Extracted information.
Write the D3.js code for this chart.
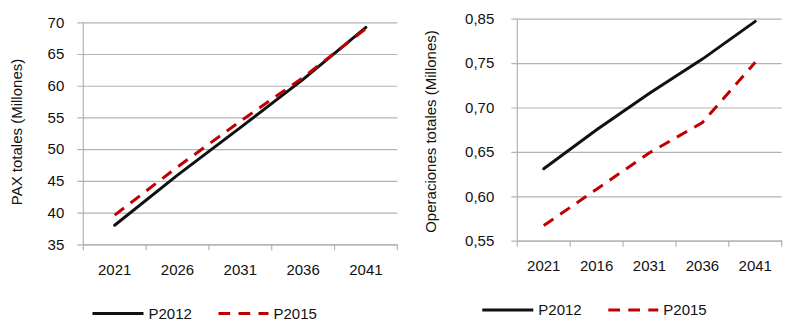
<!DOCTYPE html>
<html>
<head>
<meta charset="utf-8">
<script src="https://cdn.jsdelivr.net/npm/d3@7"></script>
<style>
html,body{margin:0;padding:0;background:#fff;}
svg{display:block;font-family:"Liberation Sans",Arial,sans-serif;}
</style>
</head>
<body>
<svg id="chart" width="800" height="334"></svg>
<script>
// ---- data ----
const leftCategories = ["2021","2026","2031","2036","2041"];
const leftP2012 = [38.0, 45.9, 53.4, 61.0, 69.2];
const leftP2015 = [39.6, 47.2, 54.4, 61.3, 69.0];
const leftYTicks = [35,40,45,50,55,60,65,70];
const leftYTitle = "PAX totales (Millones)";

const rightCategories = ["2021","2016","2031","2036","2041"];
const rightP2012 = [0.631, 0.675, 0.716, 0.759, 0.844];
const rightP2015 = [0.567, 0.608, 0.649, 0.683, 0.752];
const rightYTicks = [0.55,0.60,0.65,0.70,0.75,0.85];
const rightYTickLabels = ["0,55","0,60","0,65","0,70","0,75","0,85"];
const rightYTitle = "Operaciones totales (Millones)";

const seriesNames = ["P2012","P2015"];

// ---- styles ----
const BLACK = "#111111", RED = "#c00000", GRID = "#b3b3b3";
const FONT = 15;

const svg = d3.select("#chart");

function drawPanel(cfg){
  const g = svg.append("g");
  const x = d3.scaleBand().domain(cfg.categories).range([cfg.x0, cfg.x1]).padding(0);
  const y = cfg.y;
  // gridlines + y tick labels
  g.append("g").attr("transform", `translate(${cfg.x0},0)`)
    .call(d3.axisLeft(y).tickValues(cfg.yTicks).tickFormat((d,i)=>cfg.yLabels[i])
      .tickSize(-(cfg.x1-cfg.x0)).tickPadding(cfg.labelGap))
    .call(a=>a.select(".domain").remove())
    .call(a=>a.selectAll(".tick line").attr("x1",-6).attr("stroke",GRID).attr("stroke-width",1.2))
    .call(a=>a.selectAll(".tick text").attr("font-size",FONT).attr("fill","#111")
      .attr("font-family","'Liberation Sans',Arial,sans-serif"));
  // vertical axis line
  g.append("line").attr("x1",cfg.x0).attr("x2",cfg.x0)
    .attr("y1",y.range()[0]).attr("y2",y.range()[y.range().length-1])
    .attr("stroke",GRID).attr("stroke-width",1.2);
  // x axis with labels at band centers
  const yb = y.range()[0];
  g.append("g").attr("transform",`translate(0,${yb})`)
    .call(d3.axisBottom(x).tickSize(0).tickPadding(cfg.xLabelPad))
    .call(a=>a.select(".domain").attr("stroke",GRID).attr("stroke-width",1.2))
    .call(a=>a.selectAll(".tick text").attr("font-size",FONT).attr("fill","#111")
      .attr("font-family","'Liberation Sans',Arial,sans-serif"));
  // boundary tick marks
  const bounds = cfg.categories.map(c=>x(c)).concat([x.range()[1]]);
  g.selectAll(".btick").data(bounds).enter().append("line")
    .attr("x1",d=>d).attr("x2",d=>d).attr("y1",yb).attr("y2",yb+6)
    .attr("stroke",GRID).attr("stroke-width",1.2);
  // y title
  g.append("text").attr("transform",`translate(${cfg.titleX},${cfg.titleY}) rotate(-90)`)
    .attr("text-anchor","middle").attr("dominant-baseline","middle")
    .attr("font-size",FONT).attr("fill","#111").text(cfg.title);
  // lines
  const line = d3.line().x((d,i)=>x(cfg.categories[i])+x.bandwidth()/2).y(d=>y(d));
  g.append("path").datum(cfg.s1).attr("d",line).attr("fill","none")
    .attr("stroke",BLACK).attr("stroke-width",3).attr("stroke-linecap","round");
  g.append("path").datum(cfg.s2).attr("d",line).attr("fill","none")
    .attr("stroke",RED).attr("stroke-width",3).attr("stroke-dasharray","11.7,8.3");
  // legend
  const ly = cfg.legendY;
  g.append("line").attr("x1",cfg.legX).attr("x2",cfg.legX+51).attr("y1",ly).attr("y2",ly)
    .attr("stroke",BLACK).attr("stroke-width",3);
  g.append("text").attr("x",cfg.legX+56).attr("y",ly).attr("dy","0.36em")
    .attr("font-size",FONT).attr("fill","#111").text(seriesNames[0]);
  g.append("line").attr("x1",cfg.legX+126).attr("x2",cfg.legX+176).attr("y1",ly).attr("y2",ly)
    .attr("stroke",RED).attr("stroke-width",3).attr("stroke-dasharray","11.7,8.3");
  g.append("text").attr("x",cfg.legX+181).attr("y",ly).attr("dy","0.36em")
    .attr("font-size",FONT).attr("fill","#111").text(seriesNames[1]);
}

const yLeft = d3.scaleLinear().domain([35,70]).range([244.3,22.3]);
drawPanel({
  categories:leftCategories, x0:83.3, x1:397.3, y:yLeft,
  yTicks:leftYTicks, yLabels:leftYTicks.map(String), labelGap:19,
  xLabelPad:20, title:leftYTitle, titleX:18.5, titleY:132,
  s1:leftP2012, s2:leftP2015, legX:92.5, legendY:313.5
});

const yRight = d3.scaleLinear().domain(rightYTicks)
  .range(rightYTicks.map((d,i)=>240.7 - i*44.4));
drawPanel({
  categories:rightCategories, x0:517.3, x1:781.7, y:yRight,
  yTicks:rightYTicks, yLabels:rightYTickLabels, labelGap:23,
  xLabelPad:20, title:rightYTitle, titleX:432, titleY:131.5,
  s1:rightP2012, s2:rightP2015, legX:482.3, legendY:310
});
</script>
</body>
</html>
---
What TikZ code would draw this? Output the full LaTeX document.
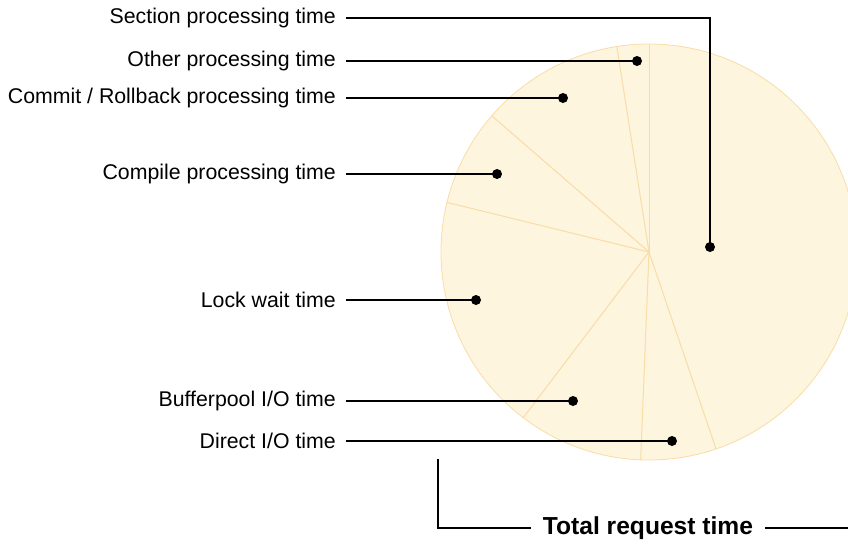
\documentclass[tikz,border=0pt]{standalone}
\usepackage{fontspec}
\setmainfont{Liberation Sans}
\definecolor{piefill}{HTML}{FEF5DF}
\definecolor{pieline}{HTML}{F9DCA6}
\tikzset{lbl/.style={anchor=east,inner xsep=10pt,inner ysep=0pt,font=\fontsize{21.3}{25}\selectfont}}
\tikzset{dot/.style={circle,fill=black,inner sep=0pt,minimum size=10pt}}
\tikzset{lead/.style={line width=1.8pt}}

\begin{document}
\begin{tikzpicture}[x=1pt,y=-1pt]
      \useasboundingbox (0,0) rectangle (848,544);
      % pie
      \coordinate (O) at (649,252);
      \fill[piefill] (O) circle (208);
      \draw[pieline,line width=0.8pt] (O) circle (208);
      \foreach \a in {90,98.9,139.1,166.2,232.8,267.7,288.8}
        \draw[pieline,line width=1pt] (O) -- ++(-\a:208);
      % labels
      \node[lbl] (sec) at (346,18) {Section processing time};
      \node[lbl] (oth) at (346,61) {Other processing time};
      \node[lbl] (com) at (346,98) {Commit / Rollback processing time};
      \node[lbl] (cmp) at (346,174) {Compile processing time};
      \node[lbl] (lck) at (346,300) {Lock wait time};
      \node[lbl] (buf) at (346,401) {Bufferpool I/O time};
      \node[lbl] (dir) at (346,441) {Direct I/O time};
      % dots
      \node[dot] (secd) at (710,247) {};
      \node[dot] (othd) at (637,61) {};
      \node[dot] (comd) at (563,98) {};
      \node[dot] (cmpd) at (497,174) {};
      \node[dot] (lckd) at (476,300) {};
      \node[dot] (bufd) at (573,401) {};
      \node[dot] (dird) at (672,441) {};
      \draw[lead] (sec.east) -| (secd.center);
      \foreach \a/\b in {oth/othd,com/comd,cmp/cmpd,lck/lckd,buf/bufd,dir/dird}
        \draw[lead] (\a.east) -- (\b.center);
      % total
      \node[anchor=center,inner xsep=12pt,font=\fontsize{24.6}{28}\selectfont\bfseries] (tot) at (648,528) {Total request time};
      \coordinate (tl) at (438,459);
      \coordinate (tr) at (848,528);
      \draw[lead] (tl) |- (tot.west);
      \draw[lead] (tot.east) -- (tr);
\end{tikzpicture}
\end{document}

Task goal. Check each line of the records above for "chart", and copy those that have it.

Answer to this task.
Write the D3.js code for this chart.
<svg id="chart" width="800" height="334"></svg>
const svg = d3.select("#chart");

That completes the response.